EXERCISE TASK - Write out all of the records precisely. Skip anything that is a picture.

Records with drawing code -
______________________________

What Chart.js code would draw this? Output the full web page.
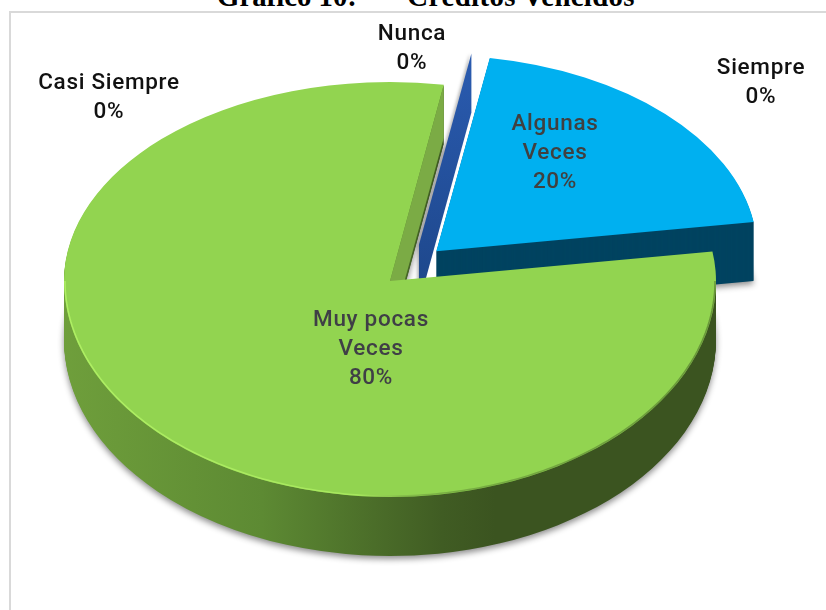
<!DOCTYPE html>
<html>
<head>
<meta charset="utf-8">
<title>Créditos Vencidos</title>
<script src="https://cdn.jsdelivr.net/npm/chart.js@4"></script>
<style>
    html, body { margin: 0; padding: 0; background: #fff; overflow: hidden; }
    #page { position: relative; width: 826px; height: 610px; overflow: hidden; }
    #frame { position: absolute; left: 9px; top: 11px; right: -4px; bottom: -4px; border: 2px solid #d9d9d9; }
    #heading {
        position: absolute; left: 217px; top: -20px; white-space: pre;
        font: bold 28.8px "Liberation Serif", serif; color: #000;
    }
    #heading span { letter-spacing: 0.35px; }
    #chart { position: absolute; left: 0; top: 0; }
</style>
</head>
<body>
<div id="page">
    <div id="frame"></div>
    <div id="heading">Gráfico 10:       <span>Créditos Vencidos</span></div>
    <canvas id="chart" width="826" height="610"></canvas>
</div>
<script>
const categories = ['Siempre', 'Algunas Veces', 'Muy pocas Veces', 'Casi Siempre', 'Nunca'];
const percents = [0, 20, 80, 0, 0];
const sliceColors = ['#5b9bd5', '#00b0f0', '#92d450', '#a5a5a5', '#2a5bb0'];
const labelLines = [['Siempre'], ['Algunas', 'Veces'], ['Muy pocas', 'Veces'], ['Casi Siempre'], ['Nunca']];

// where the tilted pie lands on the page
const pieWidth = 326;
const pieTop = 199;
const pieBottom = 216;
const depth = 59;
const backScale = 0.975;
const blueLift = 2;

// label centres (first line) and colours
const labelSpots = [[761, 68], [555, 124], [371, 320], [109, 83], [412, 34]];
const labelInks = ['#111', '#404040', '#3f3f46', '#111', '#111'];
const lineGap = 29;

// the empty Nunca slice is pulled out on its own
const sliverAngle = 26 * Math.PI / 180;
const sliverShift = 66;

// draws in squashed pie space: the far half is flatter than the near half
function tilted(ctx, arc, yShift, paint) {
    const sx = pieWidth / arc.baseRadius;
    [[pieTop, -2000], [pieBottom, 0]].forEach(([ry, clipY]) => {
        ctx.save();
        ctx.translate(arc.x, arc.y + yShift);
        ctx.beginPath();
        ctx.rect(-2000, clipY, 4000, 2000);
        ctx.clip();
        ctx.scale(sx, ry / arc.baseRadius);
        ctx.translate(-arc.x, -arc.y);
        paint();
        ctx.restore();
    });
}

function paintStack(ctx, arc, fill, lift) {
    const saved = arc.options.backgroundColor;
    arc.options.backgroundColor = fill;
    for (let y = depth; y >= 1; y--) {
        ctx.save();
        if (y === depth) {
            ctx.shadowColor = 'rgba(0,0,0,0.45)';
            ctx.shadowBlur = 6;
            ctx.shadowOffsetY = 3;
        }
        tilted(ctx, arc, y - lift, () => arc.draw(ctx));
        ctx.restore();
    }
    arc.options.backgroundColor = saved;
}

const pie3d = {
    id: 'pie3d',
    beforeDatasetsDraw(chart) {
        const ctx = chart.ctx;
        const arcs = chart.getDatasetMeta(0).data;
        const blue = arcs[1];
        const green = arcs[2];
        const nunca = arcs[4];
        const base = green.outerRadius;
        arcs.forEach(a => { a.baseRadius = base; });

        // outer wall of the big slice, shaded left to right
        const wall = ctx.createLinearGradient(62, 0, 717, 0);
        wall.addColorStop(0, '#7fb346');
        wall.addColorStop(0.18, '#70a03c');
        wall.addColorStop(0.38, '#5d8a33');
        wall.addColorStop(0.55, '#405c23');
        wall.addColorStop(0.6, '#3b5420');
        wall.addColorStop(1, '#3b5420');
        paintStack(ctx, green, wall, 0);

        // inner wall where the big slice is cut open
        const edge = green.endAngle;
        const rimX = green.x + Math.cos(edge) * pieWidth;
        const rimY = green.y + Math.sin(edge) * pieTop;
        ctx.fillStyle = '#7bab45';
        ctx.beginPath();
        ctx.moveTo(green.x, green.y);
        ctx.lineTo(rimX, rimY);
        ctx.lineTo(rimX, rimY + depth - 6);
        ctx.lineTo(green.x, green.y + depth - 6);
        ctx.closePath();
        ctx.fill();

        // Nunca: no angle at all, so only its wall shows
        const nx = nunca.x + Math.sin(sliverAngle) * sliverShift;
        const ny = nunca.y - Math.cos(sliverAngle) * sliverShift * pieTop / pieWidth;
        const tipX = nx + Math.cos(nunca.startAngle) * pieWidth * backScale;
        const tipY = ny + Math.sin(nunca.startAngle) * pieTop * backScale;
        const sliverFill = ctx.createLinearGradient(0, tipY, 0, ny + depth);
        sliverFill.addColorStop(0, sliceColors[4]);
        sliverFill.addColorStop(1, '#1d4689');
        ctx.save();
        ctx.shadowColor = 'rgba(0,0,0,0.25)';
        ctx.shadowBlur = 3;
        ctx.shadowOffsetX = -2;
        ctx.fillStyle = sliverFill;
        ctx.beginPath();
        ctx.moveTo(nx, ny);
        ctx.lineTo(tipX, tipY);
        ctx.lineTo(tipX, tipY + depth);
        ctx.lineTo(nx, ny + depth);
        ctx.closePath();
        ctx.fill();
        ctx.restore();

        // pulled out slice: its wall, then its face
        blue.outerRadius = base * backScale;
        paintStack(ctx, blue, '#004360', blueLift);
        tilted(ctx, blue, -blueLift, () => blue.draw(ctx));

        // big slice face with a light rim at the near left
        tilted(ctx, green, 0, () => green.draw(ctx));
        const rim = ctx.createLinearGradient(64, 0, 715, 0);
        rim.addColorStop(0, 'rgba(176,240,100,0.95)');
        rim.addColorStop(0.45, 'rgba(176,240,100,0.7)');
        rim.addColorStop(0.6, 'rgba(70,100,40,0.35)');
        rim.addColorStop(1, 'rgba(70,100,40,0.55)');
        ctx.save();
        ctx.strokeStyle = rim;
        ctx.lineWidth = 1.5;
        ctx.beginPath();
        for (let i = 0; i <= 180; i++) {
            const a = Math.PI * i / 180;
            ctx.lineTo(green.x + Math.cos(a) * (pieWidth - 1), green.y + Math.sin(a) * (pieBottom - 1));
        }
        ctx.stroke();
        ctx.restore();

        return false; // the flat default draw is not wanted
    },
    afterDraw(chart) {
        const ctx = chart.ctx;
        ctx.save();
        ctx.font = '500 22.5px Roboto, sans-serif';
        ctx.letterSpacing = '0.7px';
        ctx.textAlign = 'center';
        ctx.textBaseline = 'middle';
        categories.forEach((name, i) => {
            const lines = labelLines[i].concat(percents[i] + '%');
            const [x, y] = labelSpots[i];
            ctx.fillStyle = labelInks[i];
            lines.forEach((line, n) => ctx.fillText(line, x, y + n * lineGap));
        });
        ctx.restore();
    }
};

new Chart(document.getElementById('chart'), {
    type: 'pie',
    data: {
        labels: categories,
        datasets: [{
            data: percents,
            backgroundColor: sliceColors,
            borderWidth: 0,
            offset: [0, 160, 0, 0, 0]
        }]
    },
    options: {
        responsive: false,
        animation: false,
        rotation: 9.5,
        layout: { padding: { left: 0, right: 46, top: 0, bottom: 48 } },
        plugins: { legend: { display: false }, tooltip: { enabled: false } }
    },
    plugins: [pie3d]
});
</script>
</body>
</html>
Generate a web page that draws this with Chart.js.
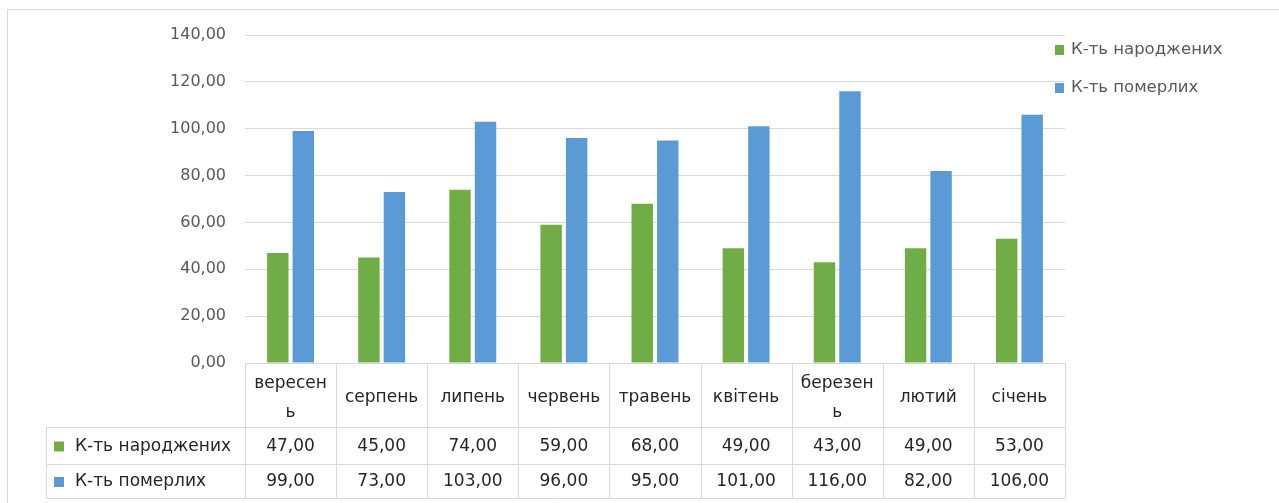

______________________________

TASK ANSWER -
What Chart.js code would draw this? Output the full web page.
<!DOCTYPE html>
<html>
<head>
<meta charset="utf-8">
<title>Créditos Vencidos</title>
<script src="https://cdn.jsdelivr.net/npm/chart.js@4"></script>
<style>
    html, body { margin: 0; padding: 0; background: #fff; overflow: hidden; }
    #page { position: relative; width: 826px; height: 610px; overflow: hidden; }
    #frame { position: absolute; left: 9px; top: 11px; right: -4px; bottom: -4px; border: 2px solid #d9d9d9; }
    #heading {
        position: absolute; left: 217px; top: -20px; white-space: pre;
        font: bold 28.8px "Liberation Serif", serif; color: #000;
    }
    #heading span { letter-spacing: 0.35px; }
    #chart { position: absolute; left: 0; top: 0; }
</style>
</head>
<body>
<div id="page">
    <div id="frame"></div>
    <div id="heading">Gráfico 10:       <span>Créditos Vencidos</span></div>
    <canvas id="chart" width="826" height="610"></canvas>
</div>
<script>
const categories = ['Siempre', 'Algunas Veces', 'Muy pocas Veces', 'Casi Siempre', 'Nunca'];
const percents = [0, 20, 80, 0, 0];
const sliceColors = ['#5b9bd5', '#00b0f0', '#92d450', '#a5a5a5', '#2a5bb0'];
const labelLines = [['Siempre'], ['Algunas', 'Veces'], ['Muy pocas', 'Veces'], ['Casi Siempre'], ['Nunca']];

// where the tilted pie lands on the page
const pieWidth = 326;
const pieTop = 199;
const pieBottom = 216;
const depth = 59;
const backScale = 0.975;
const blueLift = 2;

// label centres (first line) and colours
const labelSpots = [[761, 68], [555, 124], [371, 320], [109, 83], [412, 34]];
const labelInks = ['#111', '#404040', '#3f3f46', '#111', '#111'];
const lineGap = 29;

// the empty Nunca slice is pulled out on its own
const sliverAngle = 26 * Math.PI / 180;
const sliverShift = 66;

// draws in squashed pie space: the far half is flatter than the near half
function tilted(ctx, arc, yShift, paint) {
    const sx = pieWidth / arc.baseRadius;
    [[pieTop, -2000], [pieBottom, 0]].forEach(([ry, clipY]) => {
        ctx.save();
        ctx.translate(arc.x, arc.y + yShift);
        ctx.beginPath();
        ctx.rect(-2000, clipY, 4000, 2000);
        ctx.clip();
        ctx.scale(sx, ry / arc.baseRadius);
        ctx.translate(-arc.x, -arc.y);
        paint();
        ctx.restore();
    });
}

function paintStack(ctx, arc, fill, lift) {
    const saved = arc.options.backgroundColor;
    arc.options.backgroundColor = fill;
    for (let y = depth; y >= 1; y--) {
        ctx.save();
        if (y === depth) {
            ctx.shadowColor = 'rgba(0,0,0,0.45)';
            ctx.shadowBlur = 6;
            ctx.shadowOffsetY = 3;
        }
        tilted(ctx, arc, y - lift, () => arc.draw(ctx));
        ctx.restore();
    }
    arc.options.backgroundColor = saved;
}

const pie3d = {
    id: 'pie3d',
    beforeDatasetsDraw(chart) {
        const ctx = chart.ctx;
        const arcs = chart.getDatasetMeta(0).data;
        const blue = arcs[1];
        const green = arcs[2];
        const nunca = arcs[4];
        const base = green.outerRadius;
        arcs.forEach(a => { a.baseRadius = base; });

        // outer wall of the big slice, shaded left to right
        const wall = ctx.createLinearGradient(62, 0, 717, 0);
        wall.addColorStop(0, '#7fb346');
        wall.addColorStop(0.18, '#70a03c');
        wall.addColorStop(0.38, '#5d8a33');
        wall.addColorStop(0.55, '#405c23');
        wall.addColorStop(0.6, '#3b5420');
        wall.addColorStop(1, '#3b5420');
        paintStack(ctx, green, wall, 0);

        // inner wall where the big slice is cut open
        const edge = green.endAngle;
        const rimX = green.x + Math.cos(edge) * pieWidth;
        const rimY = green.y + Math.sin(edge) * pieTop;
        ctx.fillStyle = '#7bab45';
        ctx.beginPath();
        ctx.moveTo(green.x, green.y);
        ctx.lineTo(rimX, rimY);
        ctx.lineTo(rimX, rimY + depth - 6);
        ctx.lineTo(green.x, green.y + depth - 6);
        ctx.closePath();
        ctx.fill();

        // Nunca: no angle at all, so only its wall shows
        const nx = nunca.x + Math.sin(sliverAngle) * sliverShift;
        const ny = nunca.y - Math.cos(sliverAngle) * sliverShift * pieTop / pieWidth;
        const tipX = nx + Math.cos(nunca.startAngle) * pieWidth * backScale;
        const tipY = ny + Math.sin(nunca.startAngle) * pieTop * backScale;
        const sliverFill = ctx.createLinearGradient(0, tipY, 0, ny + depth);
        sliverFill.addColorStop(0, sliceColors[4]);
        sliverFill.addColorStop(1, '#1d4689');
        ctx.save();
        ctx.shadowColor = 'rgba(0,0,0,0.25)';
        ctx.shadowBlur = 3;
        ctx.shadowOffsetX = -2;
        ctx.fillStyle = sliverFill;
        ctx.beginPath();
        ctx.moveTo(nx, ny);
        ctx.lineTo(tipX, tipY);
        ctx.lineTo(tipX, tipY + depth);
        ctx.lineTo(nx, ny + depth);
        ctx.closePath();
        ctx.fill();
        ctx.restore();

        // pulled out slice: its wall, then its face
        blue.outerRadius = base * backScale;
        paintStack(ctx, blue, '#004360', blueLift);
        tilted(ctx, blue, -blueLift, () => blue.draw(ctx));

        // big slice face with a light rim at the near left
        tilted(ctx, green, 0, () => green.draw(ctx));
        const rim = ctx.createLinearGradient(64, 0, 715, 0);
        rim.addColorStop(0, 'rgba(176,240,100,0.95)');
        rim.addColorStop(0.45, 'rgba(176,240,100,0.7)');
        rim.addColorStop(0.6, 'rgba(70,100,40,0.35)');
        rim.addColorStop(1, 'rgba(70,100,40,0.55)');
        ctx.save();
        ctx.strokeStyle = rim;
        ctx.lineWidth = 1.5;
        ctx.beginPath();
        for (let i = 0; i <= 180; i++) {
            const a = Math.PI * i / 180;
            ctx.lineTo(green.x + Math.cos(a) * (pieWidth - 1), green.y + Math.sin(a) * (pieBottom - 1));
        }
        ctx.stroke();
        ctx.restore();

        return false; // the flat default draw is not wanted
    },
    afterDraw(chart) {
        const ctx = chart.ctx;
        ctx.save();
        ctx.font = '500 22.5px Roboto, sans-serif';
        ctx.letterSpacing = '0.7px';
        ctx.textAlign = 'center';
        ctx.textBaseline = 'middle';
        categories.forEach((name, i) => {
            const lines = labelLines[i].concat(percents[i] + '%');
            const [x, y] = labelSpots[i];
            ctx.fillStyle = labelInks[i];
            lines.forEach((line, n) => ctx.fillText(line, x, y + n * lineGap));
        });
        ctx.restore();
    }
};

new Chart(document.getElementById('chart'), {
    type: 'pie',
    data: {
        labels: categories,
        datasets: [{
            data: percents,
            backgroundColor: sliceColors,
            borderWidth: 0,
            offset: [0, 160, 0, 0, 0]
        }]
    },
    options: {
        responsive: false,
        animation: false,
        rotation: 9.5,
        layout: { padding: { left: 0, right: 46, top: 0, bottom: 48 } },
        plugins: { legend: { display: false }, tooltip: { enabled: false } }
    },
    plugins: [pie3d]
});
</script>
</body>
</html>
Generate a web page that draws this with Chart.js.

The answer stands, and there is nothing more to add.